The report identifies the Islamic terrorist haven of Somalia as being one of the nations from which the illegal U.S. bound border-crossers are originating.
The UN Threat Assessment—which refers to illegal aliens as “irregular migrants”—states:
Central Americans are not the only ones being smuggled through Mexico to the United States. Irregular migrants from the Horn of Africa (Eritrea, Somalia, and Ethiopia), as well as South Asia (Bangladesh, Nepal, India), China, and other African and Asian states are being smuggled through Central America.
The National Counter-Terrorism Center (NCTC), which serves as the primary organization in the United States Government for integrating and analyzing all intelligence pertaining to counterterrorism, states that much of Somalia was taken over by Al-Shabaab, the militant wing of the Somali Council of Islamic Courts, before it entered a phase of on-and-off control of various key regions of the failed nation.
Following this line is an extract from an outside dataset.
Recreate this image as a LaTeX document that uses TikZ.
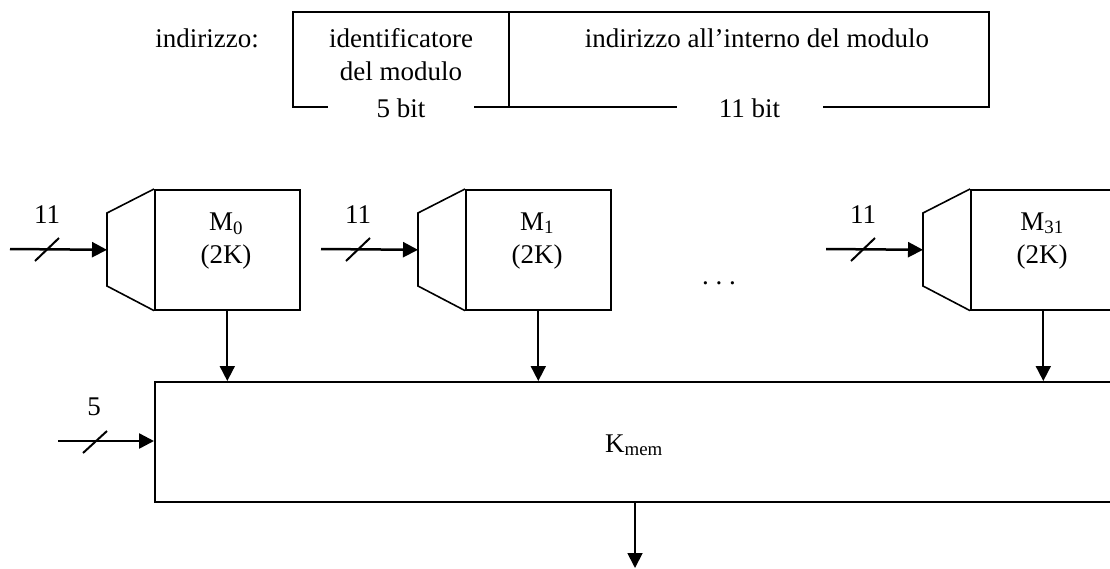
\documentclass[tikz,border=0pt]{standalone}
\usepackage{fontspec}
\setmainfont{Liberation Serif}
\usetikzlibrary{arrows.meta}
\begin{document}
\begin{tikzpicture}[x=1pt,y=-1pt,
  txt/.style={font=\fontsize{27}{33}\selectfont, inner sep=0pt, anchor=base},
  frame/.style={line width=1.6pt},
  membox/.style={draw, line width=1.6pt, minimum width=145pt, minimum height=120pt,
    anchor=north west, inner sep=0pt},
  bus/.style={line width=2.5pt, -{Triangle[length=15pt,width=15pt]}},
  arr/.style={line width=1.8pt, -{Triangle[length=15pt,width=15pt]}},
  slashline/.style={line width=2pt},
  gap/.style={txt, fill=white, minimum width=146pt, inner ysep=3pt}]
\path[use as bounding box] (0,0) rectangle (1110,568);
\clip (0,0) rectangle (1110,568);

% address format
\node[txt] (addr) at (207,47) {indirizzo:};
\draw[frame] (293,12) rectangle (989,107);
\draw[frame] (509,12) -- (509,107);
\node[txt] (id1) at (401,47) {identificatore};
\node[txt] (id2) at (401,80) {del modulo};
\node[txt] (off) at (757,47) {indirizzo all’interno del modulo};
\node[gap] (b5) at (401,117) {5 bit};
\node[gap] (b11) at (749.5,117) {11 bit};

% memory modules with their address decoders
\foreach \dx/\s in {0/0,311/1,816/31}{
  \node[membox] (m\s) at (154+\dx,189) {};
  \coordinate (t\s) at ([xshift=-47pt]m\s.west);
  \draw[frame] (m\s.north west) -- ++(-47,24) -- ++(0,73) -- (m\s.south west);
  \node[txt] (ml\s) at (226+\dx,230) {M\textsubscript{\s}};
  \node[txt] (mk\s) at (226+\dx,263) {(2K)};
  \coordinate (in\s) at (10+\dx,249);
  \draw[bus] (in\s) -- (t\s);
  \draw[slashline] ([xshift=25pt,yshift=-12pt]in\s) -- ++(24,-23);
  \node[txt] (w\s) at (47+\dx,223) {11};
}
\node[txt] (dots) at (719,284) {.\ .\ .};

% memory controller
\node[draw, line width=1.6pt, anchor=north west, minimum width=990pt,
  minimum height=120pt, inner sep=0pt] (kmem) at (154,381) {};
\node[txt] (kl) at (634,452) {K\textsubscript{mem}};
\foreach \s in {0,1,31}{
  \draw[arr] (m\s.south) -- (m\s.south |- kmem.north);
}
\coordinate (in5) at (58,441);
\draw[bus] (in5) -- (in5 -| kmem.west);
\draw[slashline] ([xshift=25pt,yshift=-12pt]in5) -- ++(24,-22);
\node[txt] (w5) at (94,415) {5};
\coordinate (out) at (635,568);
\draw[arr] (kmem.south -| out) -- (out);
\end{tikzpicture}
\end{document}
Similarly, the nonpartisan Council on Foreign Relations' in-depth analysis of Somalia states:
Its porous borders mean that individuals can enter without visas, and once inside the country, enjoy an almost complete lack of law enforcement. Somalia has long served as a passageway from Africa to the Middle East based on its coastal location on the Horn of Africa, just a boat ride away from Yemen. These aspects make Somalia a desirable haven for transnational terrorists, something Al-Qaeda has tried to capitalize on before, and is trying again now.
The UN report reveals that it costs approximately $7,500 for an individual to reach the U.S. from Somalia illegally. The report further reveals that once someone from Africa or Asia enters Central America, their journey into the U.S. follows the same paths and methods used by Mexicans to enter the U.S. illegally.